Today’s flexible partitioning technologies continue to build on that performance-enhancing tradition, delivering automated and unattended operations, RAID support, dynamic disk support, Windows-based tools for on-the-fly partitioning, and even bootable recovery media to enable partitioning operations while systems are offline. Also relatively new is thin provisioning, which allows partitioning without the need to physically allocate storage at initial setup.

Partition Plan

Data center managers who neglect to implement partitioning for fear of disrupting delicate system environments might be pleased to learn that partitioning can occur while systems are online. However, before moving ahead with partitioning, experts recommend some basic planning procedures to ensure that the technology is working to its full potential.

“Typically, after the goals and business case for partitioning have been established, history performance data on existing servers and applications is collected to assist in the planning process as well as information on the importance of each application to the business,” explains Gary Thome, director of strategy and architecture for Infrastructure Software and Blades at HP ( “Architectures and partitioning software are chosen based on the goals of the project, along with plans for management, high availability and disaster recovery, and backup and security procedures.”

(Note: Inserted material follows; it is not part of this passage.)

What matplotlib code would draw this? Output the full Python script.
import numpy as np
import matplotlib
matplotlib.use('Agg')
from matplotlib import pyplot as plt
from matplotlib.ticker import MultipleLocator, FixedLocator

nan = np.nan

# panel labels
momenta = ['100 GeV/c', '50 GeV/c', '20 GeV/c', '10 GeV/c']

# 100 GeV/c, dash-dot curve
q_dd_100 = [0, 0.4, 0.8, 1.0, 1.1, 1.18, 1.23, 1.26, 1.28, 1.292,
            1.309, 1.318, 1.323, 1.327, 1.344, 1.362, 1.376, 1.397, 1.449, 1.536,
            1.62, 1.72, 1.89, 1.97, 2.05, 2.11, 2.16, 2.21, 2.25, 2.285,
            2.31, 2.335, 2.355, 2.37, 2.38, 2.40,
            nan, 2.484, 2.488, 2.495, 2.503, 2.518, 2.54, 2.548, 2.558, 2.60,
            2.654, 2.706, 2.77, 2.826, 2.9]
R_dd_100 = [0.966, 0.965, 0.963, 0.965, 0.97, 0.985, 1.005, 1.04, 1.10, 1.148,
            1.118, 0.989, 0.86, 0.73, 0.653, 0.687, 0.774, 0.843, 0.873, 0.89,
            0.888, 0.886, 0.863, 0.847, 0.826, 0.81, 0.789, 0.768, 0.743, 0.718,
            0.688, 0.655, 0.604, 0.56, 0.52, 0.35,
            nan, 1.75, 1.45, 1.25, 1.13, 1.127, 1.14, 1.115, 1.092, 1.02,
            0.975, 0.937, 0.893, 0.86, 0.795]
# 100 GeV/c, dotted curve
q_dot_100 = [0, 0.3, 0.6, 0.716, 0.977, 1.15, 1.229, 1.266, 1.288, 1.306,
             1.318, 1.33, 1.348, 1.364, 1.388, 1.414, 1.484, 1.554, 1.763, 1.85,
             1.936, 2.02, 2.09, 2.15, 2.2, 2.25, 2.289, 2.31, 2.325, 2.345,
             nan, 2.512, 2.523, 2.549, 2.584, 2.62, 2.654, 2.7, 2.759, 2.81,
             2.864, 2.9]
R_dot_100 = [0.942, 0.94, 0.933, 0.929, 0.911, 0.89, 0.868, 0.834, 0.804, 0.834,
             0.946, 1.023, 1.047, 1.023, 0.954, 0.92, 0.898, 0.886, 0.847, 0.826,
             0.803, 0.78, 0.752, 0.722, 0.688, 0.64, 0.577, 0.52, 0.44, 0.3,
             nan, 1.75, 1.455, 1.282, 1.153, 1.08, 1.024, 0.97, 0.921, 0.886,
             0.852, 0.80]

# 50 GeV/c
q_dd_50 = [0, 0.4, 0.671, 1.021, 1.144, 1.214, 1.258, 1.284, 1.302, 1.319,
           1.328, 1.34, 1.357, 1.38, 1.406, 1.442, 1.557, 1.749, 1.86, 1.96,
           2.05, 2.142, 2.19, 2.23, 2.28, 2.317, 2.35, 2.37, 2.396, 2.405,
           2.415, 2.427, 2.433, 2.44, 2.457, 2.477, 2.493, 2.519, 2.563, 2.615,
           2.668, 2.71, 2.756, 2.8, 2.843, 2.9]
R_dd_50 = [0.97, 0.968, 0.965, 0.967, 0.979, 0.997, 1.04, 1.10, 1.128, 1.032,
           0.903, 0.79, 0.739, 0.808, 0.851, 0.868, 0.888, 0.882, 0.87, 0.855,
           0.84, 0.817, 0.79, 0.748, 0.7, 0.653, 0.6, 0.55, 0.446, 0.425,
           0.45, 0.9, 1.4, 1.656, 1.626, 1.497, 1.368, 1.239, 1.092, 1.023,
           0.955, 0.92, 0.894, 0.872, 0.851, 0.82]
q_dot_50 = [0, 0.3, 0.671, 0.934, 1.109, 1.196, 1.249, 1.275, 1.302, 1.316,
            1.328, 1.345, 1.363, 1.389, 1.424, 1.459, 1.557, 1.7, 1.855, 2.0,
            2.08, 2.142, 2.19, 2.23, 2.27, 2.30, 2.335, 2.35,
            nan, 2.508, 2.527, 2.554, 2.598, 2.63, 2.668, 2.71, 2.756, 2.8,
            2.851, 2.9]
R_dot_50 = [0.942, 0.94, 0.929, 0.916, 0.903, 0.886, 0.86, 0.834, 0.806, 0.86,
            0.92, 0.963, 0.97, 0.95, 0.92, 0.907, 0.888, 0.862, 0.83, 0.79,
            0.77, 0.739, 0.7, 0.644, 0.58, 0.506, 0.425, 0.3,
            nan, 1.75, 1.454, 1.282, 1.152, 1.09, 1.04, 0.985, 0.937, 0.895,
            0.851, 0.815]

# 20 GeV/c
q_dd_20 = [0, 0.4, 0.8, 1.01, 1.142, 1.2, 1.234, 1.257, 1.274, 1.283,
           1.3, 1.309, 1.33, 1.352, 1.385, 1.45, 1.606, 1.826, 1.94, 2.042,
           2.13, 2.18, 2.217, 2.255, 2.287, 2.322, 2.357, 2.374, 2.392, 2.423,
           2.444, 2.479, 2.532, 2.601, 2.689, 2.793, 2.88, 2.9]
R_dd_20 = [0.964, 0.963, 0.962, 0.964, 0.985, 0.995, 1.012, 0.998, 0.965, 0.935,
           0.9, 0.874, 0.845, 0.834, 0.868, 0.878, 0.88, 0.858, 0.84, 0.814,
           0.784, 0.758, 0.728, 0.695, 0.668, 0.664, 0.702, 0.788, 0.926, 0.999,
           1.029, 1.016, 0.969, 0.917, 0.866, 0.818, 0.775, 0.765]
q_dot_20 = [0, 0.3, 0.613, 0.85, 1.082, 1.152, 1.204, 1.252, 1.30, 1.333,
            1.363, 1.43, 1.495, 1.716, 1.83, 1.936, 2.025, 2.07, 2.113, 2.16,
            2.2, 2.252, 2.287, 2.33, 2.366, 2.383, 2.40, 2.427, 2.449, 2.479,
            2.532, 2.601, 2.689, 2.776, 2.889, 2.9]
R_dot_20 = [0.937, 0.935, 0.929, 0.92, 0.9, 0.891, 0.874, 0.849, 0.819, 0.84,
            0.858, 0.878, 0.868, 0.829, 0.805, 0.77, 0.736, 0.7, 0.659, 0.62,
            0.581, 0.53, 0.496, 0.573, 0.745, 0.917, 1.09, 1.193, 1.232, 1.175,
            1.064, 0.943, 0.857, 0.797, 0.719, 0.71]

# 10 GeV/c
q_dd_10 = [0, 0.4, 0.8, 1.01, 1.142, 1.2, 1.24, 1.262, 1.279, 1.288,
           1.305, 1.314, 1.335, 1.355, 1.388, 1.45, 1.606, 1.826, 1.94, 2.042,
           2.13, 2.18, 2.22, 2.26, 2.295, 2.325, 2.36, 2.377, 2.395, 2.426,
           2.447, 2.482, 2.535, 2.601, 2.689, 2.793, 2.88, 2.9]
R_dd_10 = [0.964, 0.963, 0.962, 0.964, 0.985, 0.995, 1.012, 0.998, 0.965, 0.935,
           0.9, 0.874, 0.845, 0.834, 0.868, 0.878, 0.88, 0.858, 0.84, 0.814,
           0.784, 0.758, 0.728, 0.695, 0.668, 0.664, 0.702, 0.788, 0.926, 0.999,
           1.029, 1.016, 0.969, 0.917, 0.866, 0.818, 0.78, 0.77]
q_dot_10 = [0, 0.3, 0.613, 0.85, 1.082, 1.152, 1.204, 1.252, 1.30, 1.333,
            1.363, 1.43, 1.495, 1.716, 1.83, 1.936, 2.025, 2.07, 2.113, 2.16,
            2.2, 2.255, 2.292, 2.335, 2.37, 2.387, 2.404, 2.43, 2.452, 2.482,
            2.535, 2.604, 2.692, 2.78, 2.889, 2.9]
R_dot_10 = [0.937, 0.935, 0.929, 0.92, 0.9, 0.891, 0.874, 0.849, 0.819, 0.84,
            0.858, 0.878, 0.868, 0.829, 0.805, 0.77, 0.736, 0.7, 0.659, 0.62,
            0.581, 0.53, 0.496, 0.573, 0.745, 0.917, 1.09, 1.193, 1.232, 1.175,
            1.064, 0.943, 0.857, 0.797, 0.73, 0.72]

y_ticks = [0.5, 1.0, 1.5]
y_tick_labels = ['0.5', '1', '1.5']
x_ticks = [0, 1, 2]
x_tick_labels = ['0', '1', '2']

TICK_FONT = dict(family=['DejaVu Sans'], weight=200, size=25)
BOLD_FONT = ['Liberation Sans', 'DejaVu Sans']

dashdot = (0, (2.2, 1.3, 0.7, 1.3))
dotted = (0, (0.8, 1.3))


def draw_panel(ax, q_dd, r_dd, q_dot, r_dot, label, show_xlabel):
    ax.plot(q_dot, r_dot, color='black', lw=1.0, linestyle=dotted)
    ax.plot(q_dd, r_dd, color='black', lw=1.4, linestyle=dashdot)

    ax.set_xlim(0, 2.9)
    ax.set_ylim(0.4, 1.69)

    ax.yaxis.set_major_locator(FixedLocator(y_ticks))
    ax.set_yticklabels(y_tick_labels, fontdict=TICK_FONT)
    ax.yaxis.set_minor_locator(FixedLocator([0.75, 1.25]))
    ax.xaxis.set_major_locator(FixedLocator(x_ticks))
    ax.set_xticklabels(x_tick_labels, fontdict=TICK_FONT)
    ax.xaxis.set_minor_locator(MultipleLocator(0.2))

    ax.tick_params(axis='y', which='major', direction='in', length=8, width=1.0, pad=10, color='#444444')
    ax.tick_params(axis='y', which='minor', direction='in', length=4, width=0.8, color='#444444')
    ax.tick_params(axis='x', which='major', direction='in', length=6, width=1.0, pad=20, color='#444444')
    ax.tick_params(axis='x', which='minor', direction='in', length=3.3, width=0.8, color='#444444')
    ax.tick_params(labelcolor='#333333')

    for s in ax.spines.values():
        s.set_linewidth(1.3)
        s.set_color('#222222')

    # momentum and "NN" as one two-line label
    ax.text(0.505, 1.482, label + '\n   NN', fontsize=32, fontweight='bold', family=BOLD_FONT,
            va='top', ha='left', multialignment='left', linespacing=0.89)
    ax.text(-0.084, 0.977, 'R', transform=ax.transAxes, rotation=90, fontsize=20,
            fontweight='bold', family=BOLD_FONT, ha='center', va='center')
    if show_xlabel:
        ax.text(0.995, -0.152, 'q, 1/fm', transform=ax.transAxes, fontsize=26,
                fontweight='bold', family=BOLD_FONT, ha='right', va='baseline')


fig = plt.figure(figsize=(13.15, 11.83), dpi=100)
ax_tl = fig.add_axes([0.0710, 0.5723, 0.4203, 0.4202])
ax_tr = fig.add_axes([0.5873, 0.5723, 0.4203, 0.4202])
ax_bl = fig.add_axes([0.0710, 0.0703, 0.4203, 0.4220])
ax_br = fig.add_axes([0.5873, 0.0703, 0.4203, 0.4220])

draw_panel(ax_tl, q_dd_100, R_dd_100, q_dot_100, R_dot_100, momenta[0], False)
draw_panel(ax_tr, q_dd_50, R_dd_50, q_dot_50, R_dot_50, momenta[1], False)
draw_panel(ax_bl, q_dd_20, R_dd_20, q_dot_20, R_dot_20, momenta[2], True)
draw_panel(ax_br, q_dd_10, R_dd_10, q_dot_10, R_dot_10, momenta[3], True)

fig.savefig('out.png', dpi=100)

Thome also recommends determining the metrics the data center uses (or will use) to measure success. For example, is IT judged based on response time to end users? On percent of unplanned downtime? On costs of capital expenditures or of the power bill? Also, data centers planning to implement partitioning should gather utilization data from their existing servers, storage, and applications, Thome says.

The actual process of partitioning new or existing drives is surprisingly simple. “Most partitioning utilities show each hard drive in the system with graphic representation of the partition layout. After installing the partitioning software, an operation such as resizing partitions is usually as easy as dragging the border of a partition to the desired size or entering the desired size of the partition in numerical form, before allowing the application to carry out the partitioning operations behind the scenes,” Paragon’s Thomas says.

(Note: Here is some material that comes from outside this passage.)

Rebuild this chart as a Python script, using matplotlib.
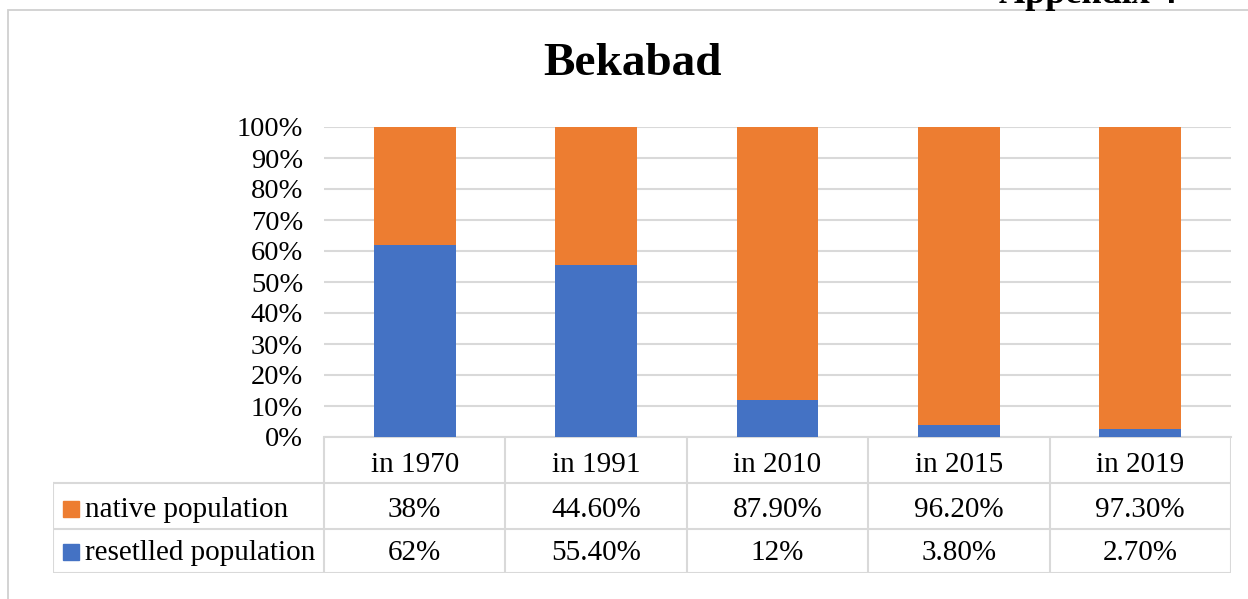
import matplotlib.pyplot as plt
from matplotlib.patches import Rectangle

# Data
years = ["in 1970", "in 1991", "in 2010", "in 2015", "in 2019"]
resettled = [62, 55.4, 12, 3.8, 2.7]
native = [38, 44.6, 87.9, 96.2, 97.3]
native_labels = ["38%", "44.60%", "87.90%", "96.20%", "97.30%"]
resettled_labels = ["62%", "55.40%", "12%", "3.80%", "2.70%"]
series_names = ["native population", "resetlled population"]

orange = "#ED7D31"
blue = "#4472C4"
grid_c = "#d9d9d9"

plt.rcParams["font.family"] = ["Liberation Serif", "DejaVu Serif"]

W, H = 1248, 599
fig = plt.figure(figsize=(W / 100, H / 100), dpi=100)

# chart frame (partly outside the picture)
fig.add_artist(Rectangle((8 / W, -0.1), 1.2, 1 - 10 / H + 0.1, transform=fig.transFigure,
                         fill=False, edgecolor="#d0d0d0", linewidth=1.3))
fig.text(1177 / W, 1 - 3 / H, "Appendix 4", ha="right", va="baseline",
         fontsize=26, fontweight="bold")
fig.text(633 / W, 1 - 75 / H, "Bekabad", ha="center", va="baseline",
         fontsize=34, fontweight="bold")

# bar area
x0, x1 = 324, 1231
ytop, ybot = 127, 437
ax = fig.add_axes([x0 / W, 1 - ybot / H, (x1 - x0) / W, (ybot - ytop) / H])
xs = range(len(years))
ax.bar(xs, resettled, width=0.45, color=blue, zorder=3)
ax.bar(xs, native, width=0.45, bottom=resettled, color=orange, zorder=3)
ax.set_xlim(-0.5, len(years) - 0.5)
ax.set_ylim(0, 100)
ax.set_yticks(range(0, 101, 10))
ax.set_yticklabels([f"{v}%" for v in range(0, 101, 10)], fontsize=20.5)
ax.tick_params(axis="y", length=0, pad=15)
ax.set_xticks([])
ax.grid(axis="y", color=grid_c, linewidth=1.5, zorder=0)
for s in ["top", "right", "left"]:
    ax.spines[s].set_visible(False)
ax.spines["bottom"].set_color(grid_c)
ax.spines["bottom"].set_linewidth(1.5)

# data table below
label_w = (x0 - 53) / ((x1 - x0) / len(years))
tb = fig.add_axes([53 / W, 1 - 573 / H, (x1 - 53) / W, (573 - ybot) / H])
tb.set_xlim(-0.5 - label_w, len(years) - 0.5)
tb.set_ylim(0, 3.1)
tb.axis("off")
lc = dict(color=grid_c, linewidth=1.5)
for yy in [0, 1, 2.05]:
    tb.plot([-0.5 - label_w, len(years) - 0.5], [yy, yy], **lc)
tb.plot([-0.5 - label_w, -0.5 - label_w], [0, 2.05], **lc)
for i in range(len(years) + 1):
    tb.plot([i - 0.5, i - 0.5], [0, 3.1], **lc)
fs = 21
for i, yr in enumerate(years):
    tb.text(i, 2.47, yr, ha="center", va="center", fontsize=fs)
    tb.text(i, 1.43, native_labels[i], ha="center", va="center", fontsize=fs)
    tb.text(i, 0.45, resettled_labels[i], ha="center", va="center", fontsize=fs)
for yy, name, c in [(1.45, series_names[0], orange), (0.47, series_names[1], blue)]:
    tb.plot([-0.5 - label_w + 0.1], [yy], marker="s", markersize=11, color=c, linestyle="none")
    tb.text(-0.5 - label_w + 0.175, yy - 0.02, name, ha="left", va="center", fontsize=fs)

fig.savefig("out.png", dpi=100)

Rolling partitioning into production—that is, moving programs and data into a partitioned environment—can be accomplished with tools that automate the transfer of applications from physical servers to virtual servers, Thome says. From there, data centers can use ongoing monitoring and capacity planning to ensure the optimal distribution of workload and resources.

Tread Carefully

Although partitioning is generally a safe process, it’s not without pitfalls. For example, Thomas warns that when booting a server from recovery media, drive letter assignments might display differently than how they appeared in the host operating system. Further, he warns that file system errors and bad sectors can cause numerous problems, so it’s wise to check for physical errors and file system errors before creating or modifying partitions.

James Wilson, product manager for HP StorageWorks, says that another concern with storage cache partitioning is that the time required to move cache is variable and does not address short-term hot spots or sudden changes in workload. Further, the cache being moved is not available to any partition from the start of the move until the cache is reassigned to the new partition.

Despite these potential drawbacks, partitioning is here to stay in data center environments as an effective method for increasing operational efficiency. “Partitioning is like cutting a child’s birthday cake,” Thome says. “As long as you plan ahead and measure carefully, everybody is going to be happy.”